Nope, no calls for his impeachment by Trump yet.

article said:
Tuesday's decision involves James Dimaya, a native of the Philippines who came to the United States legally as a 13-year-old in 1992. After he pleaded no contest to two charges of burglary in California, the government began deportation proceedings against him. The government argued among other things that he could be removed from the country because his convictions qualified as crimes of violence that allowed his removal under immigration law.

Immigration officials relied on a section of immigration law that lists crimes that make people eligible for deportation. The category in which Dimaya's convictions fell is a crime "that, by its very nature, involves a substantial risk that physical force...may be used in the course of committing the offense."

...

The decision does not interfere with the government's ability to deport people who are convicted of clearly violent crimes, including murder and rape, as well as drug trafficking and other serious offenses. The ruling is limited to a category of crimes that carry a prison term of more than a year, but do not otherwise comfortably fit in a long list of "aggravated felonies" that can lead to deportation.

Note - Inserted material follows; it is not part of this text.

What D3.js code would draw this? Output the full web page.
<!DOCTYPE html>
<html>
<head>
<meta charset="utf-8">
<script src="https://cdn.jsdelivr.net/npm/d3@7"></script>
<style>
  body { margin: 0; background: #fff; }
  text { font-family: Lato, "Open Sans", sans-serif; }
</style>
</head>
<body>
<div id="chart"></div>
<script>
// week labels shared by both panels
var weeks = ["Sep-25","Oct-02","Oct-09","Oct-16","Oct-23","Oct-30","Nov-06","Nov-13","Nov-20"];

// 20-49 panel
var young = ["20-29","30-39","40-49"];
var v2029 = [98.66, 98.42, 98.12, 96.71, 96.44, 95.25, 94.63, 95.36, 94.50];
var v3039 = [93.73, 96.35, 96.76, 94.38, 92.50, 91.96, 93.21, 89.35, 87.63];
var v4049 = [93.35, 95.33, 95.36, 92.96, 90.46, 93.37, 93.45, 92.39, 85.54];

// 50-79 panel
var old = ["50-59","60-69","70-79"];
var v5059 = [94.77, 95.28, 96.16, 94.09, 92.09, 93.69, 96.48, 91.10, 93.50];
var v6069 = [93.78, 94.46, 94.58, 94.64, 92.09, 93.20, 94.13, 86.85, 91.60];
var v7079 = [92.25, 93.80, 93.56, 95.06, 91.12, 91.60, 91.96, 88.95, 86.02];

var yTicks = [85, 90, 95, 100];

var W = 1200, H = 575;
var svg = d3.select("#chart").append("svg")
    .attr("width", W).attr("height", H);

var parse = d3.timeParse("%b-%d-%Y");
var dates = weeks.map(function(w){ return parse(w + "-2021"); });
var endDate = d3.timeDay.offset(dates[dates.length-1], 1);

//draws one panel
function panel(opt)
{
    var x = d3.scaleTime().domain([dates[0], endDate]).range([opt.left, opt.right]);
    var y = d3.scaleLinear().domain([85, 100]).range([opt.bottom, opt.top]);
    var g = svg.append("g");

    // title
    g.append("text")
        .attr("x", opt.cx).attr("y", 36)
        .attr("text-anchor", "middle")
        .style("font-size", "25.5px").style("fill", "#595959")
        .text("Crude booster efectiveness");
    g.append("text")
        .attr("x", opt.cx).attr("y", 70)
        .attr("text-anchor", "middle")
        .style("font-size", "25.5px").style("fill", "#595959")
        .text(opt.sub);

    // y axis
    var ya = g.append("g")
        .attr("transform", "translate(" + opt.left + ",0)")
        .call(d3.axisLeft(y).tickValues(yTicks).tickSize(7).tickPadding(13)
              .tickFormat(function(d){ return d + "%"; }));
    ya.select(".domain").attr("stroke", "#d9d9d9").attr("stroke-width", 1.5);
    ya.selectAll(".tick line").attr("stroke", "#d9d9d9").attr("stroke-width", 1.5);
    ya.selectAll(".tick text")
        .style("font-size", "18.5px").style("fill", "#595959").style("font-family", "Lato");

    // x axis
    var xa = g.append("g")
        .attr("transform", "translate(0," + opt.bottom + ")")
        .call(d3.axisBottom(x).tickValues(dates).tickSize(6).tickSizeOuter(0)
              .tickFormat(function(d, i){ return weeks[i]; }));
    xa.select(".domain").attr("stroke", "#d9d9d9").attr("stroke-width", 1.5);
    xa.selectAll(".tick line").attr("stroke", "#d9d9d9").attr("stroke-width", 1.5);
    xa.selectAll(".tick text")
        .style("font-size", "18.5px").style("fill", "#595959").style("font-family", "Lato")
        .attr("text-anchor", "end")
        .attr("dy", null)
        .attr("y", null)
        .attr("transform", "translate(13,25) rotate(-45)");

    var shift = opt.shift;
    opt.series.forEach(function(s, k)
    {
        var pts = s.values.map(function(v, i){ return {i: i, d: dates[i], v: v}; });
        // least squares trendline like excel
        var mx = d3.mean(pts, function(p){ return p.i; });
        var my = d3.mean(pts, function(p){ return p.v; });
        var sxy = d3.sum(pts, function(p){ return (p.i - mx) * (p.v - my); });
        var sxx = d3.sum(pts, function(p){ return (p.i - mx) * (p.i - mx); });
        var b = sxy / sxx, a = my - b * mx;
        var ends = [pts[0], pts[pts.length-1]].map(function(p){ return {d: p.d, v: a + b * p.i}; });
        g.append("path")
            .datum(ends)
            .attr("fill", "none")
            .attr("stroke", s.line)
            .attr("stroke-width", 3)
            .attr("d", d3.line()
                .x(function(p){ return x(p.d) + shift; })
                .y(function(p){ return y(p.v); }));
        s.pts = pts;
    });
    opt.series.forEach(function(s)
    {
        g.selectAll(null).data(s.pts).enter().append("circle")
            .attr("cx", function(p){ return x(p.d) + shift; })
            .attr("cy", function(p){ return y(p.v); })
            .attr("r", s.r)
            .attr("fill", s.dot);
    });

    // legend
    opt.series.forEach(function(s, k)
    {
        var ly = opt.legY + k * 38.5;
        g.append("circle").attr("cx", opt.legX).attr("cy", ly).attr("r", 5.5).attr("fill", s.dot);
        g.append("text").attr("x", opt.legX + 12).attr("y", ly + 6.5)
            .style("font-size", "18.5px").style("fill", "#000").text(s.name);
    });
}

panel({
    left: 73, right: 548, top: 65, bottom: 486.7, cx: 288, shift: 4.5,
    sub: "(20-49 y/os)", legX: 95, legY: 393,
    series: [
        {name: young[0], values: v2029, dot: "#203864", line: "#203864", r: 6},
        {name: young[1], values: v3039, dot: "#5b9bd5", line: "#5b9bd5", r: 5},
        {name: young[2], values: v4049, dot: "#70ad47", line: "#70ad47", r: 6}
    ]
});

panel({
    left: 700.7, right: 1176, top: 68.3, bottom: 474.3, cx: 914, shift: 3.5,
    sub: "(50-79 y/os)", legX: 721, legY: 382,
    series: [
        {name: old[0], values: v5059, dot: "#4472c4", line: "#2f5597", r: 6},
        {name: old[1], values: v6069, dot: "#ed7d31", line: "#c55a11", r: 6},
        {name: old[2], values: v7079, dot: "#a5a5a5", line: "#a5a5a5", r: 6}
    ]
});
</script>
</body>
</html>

Something went wrong here.


Here's what the rule should be:


good immigrants

Any illegal alien who is working and has committed no felony crime should be granted legal status automatically.

Or any illegal alien who has been in the country 5 (10) years and has committed no felony crime should be granted legal status automatically.


bad immigrants

Any illegal alien who has committed a felony crime should be provided a summary trial using grand juries or citizen tribunal panels (no judges/lawyers/professionals required) and subjected to severe penalties and much lower standards for due process, and the death penalty should be one possible punishment, especially if it is a repeat offender who returned after being deported earlier.

The reason the death penalty should be an option is that deportation only allows the offender to return later to commit more crimes.

Even flogging should be considered an option in serious cases, followed by deportation.

This approach would send out the message to all potential illegal immigrants that they will be protected if their intentions are non-criminal, but that they are risking their lives coming here if they intend to commit a felony crime.

The law struck down in this case should have been worded differently, to say that ALL felony criminals (whose crime was not due to their non-citizen status, such as stealing a SS card # only to qualify for employment) will be deported, regardless of the possibility of violence, or even executed if the tribunal thinks the criminal is unusually dangerous.

This kind of policy would deter bad immigrants and still allow the productive ones to keep coming, thus promoting the economic benefits we gain from the immigrant labor.
 
I'm sure Trump and his goons would rather just march him out into the forest and put a bullet into his head Vilnius style.

Damn the liberals.
 
I'm sure Trump and his goons would rather just march him out into the forest and put a bullet into his head Vilnius style.

Damn the liberals.
Oh, you mean "Go hunting with Dick Cheney".